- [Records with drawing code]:
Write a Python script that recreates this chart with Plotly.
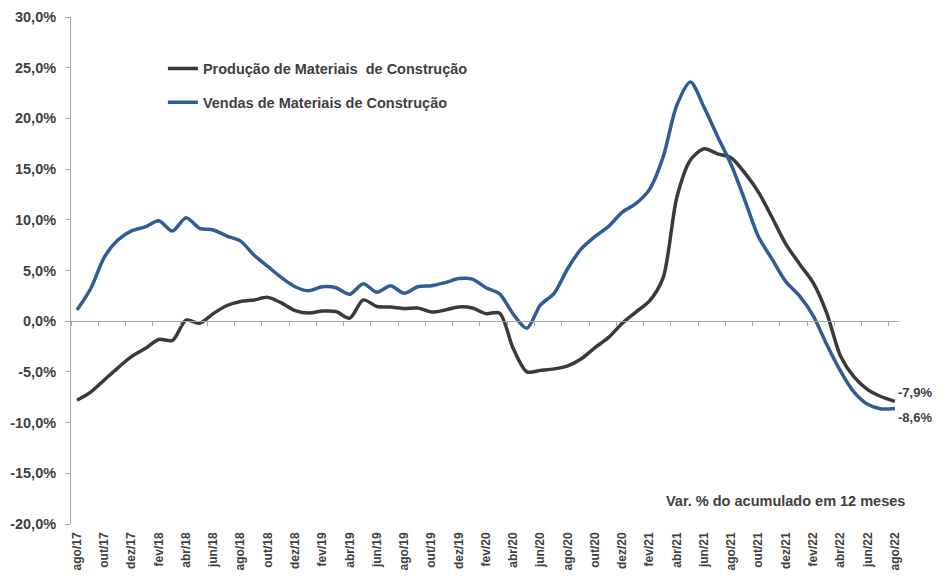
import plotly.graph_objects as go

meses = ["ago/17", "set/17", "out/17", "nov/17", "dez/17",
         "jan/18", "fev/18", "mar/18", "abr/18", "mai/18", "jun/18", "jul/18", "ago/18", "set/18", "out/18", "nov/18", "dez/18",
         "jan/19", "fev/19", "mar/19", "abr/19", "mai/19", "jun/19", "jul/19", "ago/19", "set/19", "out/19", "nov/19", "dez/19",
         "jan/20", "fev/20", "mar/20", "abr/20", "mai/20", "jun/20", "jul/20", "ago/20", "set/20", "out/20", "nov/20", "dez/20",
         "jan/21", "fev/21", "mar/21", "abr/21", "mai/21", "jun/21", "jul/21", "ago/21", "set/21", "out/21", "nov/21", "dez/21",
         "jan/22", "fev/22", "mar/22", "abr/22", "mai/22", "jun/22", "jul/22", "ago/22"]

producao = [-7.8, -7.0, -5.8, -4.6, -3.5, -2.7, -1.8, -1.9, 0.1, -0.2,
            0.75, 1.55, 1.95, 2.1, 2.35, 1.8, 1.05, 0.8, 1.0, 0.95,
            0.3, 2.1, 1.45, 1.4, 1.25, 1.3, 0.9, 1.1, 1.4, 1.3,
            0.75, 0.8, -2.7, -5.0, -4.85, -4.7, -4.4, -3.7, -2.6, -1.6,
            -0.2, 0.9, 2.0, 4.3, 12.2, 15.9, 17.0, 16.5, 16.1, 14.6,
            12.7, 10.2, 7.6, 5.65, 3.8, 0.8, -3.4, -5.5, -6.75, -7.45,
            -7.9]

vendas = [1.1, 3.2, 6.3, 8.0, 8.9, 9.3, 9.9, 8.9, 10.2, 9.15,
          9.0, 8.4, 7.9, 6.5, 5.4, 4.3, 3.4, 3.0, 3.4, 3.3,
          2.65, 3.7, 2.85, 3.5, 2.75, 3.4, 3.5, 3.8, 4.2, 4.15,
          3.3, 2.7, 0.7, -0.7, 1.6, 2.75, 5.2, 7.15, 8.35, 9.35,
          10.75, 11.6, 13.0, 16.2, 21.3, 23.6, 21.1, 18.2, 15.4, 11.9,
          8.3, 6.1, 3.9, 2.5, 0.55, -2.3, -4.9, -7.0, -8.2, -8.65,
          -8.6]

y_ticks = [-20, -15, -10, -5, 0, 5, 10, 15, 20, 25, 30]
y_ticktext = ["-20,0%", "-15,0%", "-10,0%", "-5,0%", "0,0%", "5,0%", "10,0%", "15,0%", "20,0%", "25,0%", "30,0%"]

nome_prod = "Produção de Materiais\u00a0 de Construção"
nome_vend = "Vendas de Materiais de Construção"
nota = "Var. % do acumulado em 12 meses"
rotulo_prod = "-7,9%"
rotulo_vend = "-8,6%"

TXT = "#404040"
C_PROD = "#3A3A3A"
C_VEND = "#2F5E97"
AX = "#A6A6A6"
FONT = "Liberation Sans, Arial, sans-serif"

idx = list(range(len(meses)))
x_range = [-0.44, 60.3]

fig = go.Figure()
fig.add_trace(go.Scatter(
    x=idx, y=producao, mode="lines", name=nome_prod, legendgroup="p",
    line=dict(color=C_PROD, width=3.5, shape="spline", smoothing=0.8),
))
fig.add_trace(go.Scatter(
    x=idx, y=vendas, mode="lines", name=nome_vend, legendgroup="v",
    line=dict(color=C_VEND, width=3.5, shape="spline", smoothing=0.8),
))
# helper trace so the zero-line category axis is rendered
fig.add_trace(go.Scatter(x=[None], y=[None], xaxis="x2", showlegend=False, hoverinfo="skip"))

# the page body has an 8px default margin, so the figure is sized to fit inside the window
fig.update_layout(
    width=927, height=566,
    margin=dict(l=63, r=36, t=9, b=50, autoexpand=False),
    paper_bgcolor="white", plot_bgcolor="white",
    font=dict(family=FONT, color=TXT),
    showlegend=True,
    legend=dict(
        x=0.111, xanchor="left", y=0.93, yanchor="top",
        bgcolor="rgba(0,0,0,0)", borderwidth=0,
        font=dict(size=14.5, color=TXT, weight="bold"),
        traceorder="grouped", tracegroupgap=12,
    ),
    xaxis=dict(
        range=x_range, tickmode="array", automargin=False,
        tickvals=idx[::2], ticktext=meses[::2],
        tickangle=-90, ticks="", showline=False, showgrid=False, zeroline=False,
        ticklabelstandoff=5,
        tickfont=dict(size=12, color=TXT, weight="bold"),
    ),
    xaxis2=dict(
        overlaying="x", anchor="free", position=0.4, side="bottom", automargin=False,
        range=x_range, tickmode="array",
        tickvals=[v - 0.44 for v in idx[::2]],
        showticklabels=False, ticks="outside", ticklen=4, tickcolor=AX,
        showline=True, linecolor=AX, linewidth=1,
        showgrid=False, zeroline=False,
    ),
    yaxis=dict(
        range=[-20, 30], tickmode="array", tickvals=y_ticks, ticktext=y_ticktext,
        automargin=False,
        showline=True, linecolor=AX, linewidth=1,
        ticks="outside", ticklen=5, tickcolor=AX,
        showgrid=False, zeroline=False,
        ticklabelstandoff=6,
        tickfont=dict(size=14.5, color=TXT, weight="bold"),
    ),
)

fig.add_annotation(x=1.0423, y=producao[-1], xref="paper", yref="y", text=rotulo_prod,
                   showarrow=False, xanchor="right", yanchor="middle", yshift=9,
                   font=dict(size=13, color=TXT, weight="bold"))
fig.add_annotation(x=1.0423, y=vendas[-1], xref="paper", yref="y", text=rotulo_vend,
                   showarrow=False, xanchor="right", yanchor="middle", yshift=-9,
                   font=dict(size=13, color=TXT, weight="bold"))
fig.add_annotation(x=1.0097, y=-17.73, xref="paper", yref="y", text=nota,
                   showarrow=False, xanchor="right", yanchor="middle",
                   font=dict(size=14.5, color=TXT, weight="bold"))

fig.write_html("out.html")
...
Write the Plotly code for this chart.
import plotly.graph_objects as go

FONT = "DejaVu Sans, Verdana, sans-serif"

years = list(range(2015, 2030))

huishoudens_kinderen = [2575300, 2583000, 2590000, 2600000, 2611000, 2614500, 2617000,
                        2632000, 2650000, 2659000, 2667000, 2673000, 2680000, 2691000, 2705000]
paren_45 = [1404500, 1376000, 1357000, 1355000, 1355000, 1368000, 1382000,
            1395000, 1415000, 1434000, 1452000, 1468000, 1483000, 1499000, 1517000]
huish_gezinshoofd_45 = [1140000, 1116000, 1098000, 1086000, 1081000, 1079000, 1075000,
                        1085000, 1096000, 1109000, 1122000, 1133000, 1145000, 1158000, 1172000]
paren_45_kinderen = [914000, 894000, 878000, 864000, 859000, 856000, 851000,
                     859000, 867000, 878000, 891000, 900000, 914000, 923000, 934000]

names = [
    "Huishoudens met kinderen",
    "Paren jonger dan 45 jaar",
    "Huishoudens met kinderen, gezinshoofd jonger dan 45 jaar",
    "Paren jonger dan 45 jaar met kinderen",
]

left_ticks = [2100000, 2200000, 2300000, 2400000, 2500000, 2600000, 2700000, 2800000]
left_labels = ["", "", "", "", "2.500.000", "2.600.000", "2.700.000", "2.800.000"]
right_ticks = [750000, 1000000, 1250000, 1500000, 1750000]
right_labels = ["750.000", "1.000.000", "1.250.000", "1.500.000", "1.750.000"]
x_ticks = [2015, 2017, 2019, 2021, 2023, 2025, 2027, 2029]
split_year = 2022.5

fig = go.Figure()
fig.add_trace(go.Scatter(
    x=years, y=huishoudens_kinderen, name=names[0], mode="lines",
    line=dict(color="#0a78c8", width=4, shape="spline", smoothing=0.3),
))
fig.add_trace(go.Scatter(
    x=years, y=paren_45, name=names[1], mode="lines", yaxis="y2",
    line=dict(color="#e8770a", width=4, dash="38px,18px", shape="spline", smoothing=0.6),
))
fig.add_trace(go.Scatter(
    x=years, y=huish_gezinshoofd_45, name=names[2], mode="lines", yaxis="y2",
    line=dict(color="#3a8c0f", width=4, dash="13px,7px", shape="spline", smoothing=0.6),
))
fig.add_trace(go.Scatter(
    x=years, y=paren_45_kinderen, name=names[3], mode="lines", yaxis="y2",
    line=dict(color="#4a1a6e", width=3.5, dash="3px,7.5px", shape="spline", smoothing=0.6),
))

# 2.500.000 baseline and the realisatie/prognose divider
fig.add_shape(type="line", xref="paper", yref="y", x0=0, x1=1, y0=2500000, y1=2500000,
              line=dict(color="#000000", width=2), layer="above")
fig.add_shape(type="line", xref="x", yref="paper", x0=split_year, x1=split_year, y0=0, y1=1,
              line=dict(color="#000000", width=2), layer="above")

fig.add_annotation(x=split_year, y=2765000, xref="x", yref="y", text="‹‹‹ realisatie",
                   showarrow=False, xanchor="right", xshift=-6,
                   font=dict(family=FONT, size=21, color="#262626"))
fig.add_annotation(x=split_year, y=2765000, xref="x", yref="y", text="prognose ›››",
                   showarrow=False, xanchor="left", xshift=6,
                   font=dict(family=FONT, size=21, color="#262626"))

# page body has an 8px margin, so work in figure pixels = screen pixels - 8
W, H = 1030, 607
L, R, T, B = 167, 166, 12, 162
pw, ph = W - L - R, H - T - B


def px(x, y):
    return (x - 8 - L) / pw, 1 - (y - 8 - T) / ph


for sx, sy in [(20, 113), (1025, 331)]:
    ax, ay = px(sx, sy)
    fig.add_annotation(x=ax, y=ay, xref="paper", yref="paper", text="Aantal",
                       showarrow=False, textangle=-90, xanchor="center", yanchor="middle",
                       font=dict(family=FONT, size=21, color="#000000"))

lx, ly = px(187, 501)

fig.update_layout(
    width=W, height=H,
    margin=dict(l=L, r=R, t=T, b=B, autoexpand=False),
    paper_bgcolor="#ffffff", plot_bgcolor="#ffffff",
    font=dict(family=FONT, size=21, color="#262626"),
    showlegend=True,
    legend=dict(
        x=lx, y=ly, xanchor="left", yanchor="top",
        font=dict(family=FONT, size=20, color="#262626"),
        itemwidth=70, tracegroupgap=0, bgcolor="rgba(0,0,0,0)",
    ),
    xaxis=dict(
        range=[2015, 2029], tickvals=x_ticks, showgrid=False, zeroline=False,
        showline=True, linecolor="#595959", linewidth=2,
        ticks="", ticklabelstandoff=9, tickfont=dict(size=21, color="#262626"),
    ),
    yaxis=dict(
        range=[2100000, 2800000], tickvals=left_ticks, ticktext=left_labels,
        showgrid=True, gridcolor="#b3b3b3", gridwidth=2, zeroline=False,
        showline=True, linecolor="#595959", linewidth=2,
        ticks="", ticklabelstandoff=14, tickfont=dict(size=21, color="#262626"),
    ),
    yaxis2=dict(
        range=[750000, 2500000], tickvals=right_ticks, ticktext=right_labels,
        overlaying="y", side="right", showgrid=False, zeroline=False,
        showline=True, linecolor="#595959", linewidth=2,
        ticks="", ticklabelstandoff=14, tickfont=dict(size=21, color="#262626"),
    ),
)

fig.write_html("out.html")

- [Exercise description]:
Take the listing above and repeat exactly the lines from the one containing "Write the Plotly code for this chart." through the one containing "years = list(range(2015, 2030))", both included.

- [Complete response]:
Write the Plotly code for this chart.
import plotly.graph_objects as go

FONT = "DejaVu Sans, Verdana, sans-serif"

years = list(range(2015, 2030))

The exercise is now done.